Im becoming concerned, one of my rabbits urine and / or poop has been smelling "fishy" for about a week. At first i thought maybe i was just crazy, bc i swear i smell every little thing, but now im sure of it. He seems to be acting fine and his usual self, and ideas on what this could be? :?


----------



## LakeCondo (Sep 23, 2012)

I sometimes notice the same thing. I don't know why it is, but want to assume it's nothing to worry about.


----------



## JBun (Sep 23, 2012)

I usually clean out my rabbits litter box every other day. The first day of them using it it doesn't smell all that bad but by the second day it really starts to get that 'fishy' smell you're descibing.

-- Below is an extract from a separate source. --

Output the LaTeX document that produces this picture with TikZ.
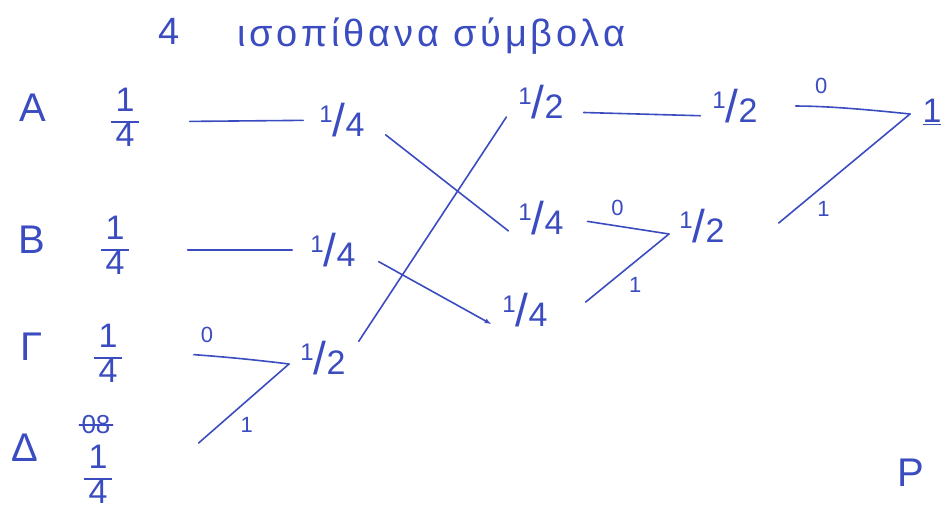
\documentclass[tikz,border=0pt]{standalone}
\usepackage{fontspec}
\setmainfont{Liberation Sans}
\newfontfamily\widefont[LetterSpace=10]{Liberation Sans}
\usetikzlibrary{arrows.meta}
\definecolor{Ink}{HTML}{3A4CC0}
% stacked and slashed fractions
\newcommand\stfr[2]{{\setlength\arrayrulewidth{1.5pt}\renewcommand\arraystretch{0.85}%
  \begin{tabular}{@{\kern5pt}c@{\kern5pt}}#1\\\hline#2\end{tabular}}}
\newcommand\slfr[2]{\raisebox{.4em}{\fontsize{24}{24}\selectfont#1}%
  {\fontsize{46}{46}\selectfont/}#2}
\tikzset{
  ink/.style={text=Ink},
  title/.style={ink,font=\fontsize{38}{40}\selectfont},
  sym/.style={ink,font=\fontsize{40}{40}\selectfont,inner sep=2pt},
  prob/.style={ink,font=\fontsize{34}{38}\selectfont,inner sep=2pt},
  bit/.style={ink,font=\fontsize{22}{22}\selectfont,inner sep=1pt},
  edge/.style={draw=Ink,line width=1.6pt,line cap=round},
  push/.style={edge,-{Latex[length=7pt,width=5pt]}}
}
\begin{document}
\begin{tikzpicture}[x=1pt,y=-1pt]
  \useasboundingbox (0,0) rectangle (942,514);
  \node[title] (num) at (169,31) {4};
  \node[title,anchor=west,font=\widefont\fontsize{38}{40}\selectfont] (caption) at (234,36) {ισοπίθανα σύμβολα};
  % symbols with their probabilities
  \foreach \n/\lab/\x/\y in {A/A/33/108,B/B/32/240,G/Γ/32/347,D/Δ/25/448}
    \node[sym] (s\n) at (\x,\y) {\lab};
  \foreach \n/\x/\y in {A/125/122,B/115/250,G/108/358,D/98/479}
    \node[prob] (p\n) at (\x,\y) {\stfr14};
  \node[prob,font=\fontsize{26}{26}\selectfont] (old) at (96,425) {08};
  \draw[edge] (old.west) -- (old.east);
  % first step
  \node[prob] (qA) at (342,120) {\slfr14};
  \node[prob] (qB) at (333,250) {\slfr14};
  \node[prob] (qGD) at (323,358) {\slfr12};
  \coordinate (jGD) at (289,364);
  \draw[edge,shorten <=48pt,shorten >=14pt] (pA) -- (qA);
  \draw[edge,shorten <=56pt,shorten >=16pt] (pB) -- (qB);
  \draw[edge,shorten <=70pt] (pG.east) to[bend left=5]
    node[bit,midway,above=12pt] {0} (jGD);
  \draw[edge] ([shift={(84,0)}]pD.north east) --
    node[bit,pos=0.4,below right=4pt] {1} (jGD);
  % second step, sorted again
  \node[prob] (rHalf) at (541,102) {\slfr12};
  \node[prob] (rA) at (541,218) {\slfr14};
  \node[prob] (rB) at (525,310) {\slfr14};
  \draw[edge,shorten <=24pt,shorten >=10pt] (qA.east) -- (rA.south west);
  \draw[push,shorten <=24pt,shorten >=10pt] (qB.east) -- (rB.south west);
  \draw[edge,shorten <=20pt,shorten >=18pt] (qGD.east) -- (rHalf.west);
  % third step
  \node[prob] (tHalf) at (735,106) {\slfr12};
  \node[prob] (tAB) at (702,226) {\slfr12};
  \coordinate (jAB) at (669,234);
  \draw[edge,shorten <=18pt,shorten >=10pt] ([yshift=-10pt]rHalf.east) -- ([yshift=-10pt]tHalf.west);
  \draw[edge,shorten <=22pt] (rA.east) --
    node[bit,midway,above=8pt] {0} (jAB);
  \draw[edge] ([shift={(36,-8)}]rB.east) --
    node[bit,pos=0.45,below right=4pt] {1} (jAB);
  % root
  \node[prob] (root) at (932,112) {\underline{1}};
  \coordinate (jRoot) at (910,114);
  \draw[edge,shorten <=36pt] (tHalf.east) to[bend left=3]
    node[bit,pos=0.4,above=12pt] {0} (jRoot);
  \draw[edge] ([shift={(52,-3)}]tAB.east) --
    node[bit,pos=0.25,below right=4pt] {1} (jRoot);
  \node[sym] (pnote) at (911,473) {P};
\end{tikzpicture}
\end{document}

It might just have to do with bacteria growth.


----------



## LakeCondo (Sep 23, 2012)

Adding a tiny bit of vinegar to their water is supposed to reduce the smell.


----------



## Nancy McClelland (Sep 23, 2012)

We clean everyday. You may want to check and clean the scent glands. Also, with some of ours, their cecals really smell.


----------



## Mariah (Sep 24, 2012)

Papaya is a stinky boy too! He was neutered almost 4 weeks ago and he's still a smelly boy! I've never had this issue before. My previous male rabbit Citrus who was also neutered never smelled and neither does Kiwi or my previous female bunny Star.


----------



## Ellie (Sep 25, 2012)

Today I noticed a weird smell coming from Buster's cage... It smelt somewhat fishy, but more what people describe as just a "rabbit" smell. (Before I got Buster I was told not to get a rabbit because they "SMELL SOOOO BAD"... despite me never smelling anything from him.) 
Just this one time though, he must have had a stinky cecal or something. I turned on my ceiling fan and it was gone 

I'd say though if it's a constant thing to get him checked out.


----------



## droporain (Sep 27, 2012)

I get that if I'm late cleaning out my bun's litterbox. Thanks for asking the question, I was wondering that myself!


----------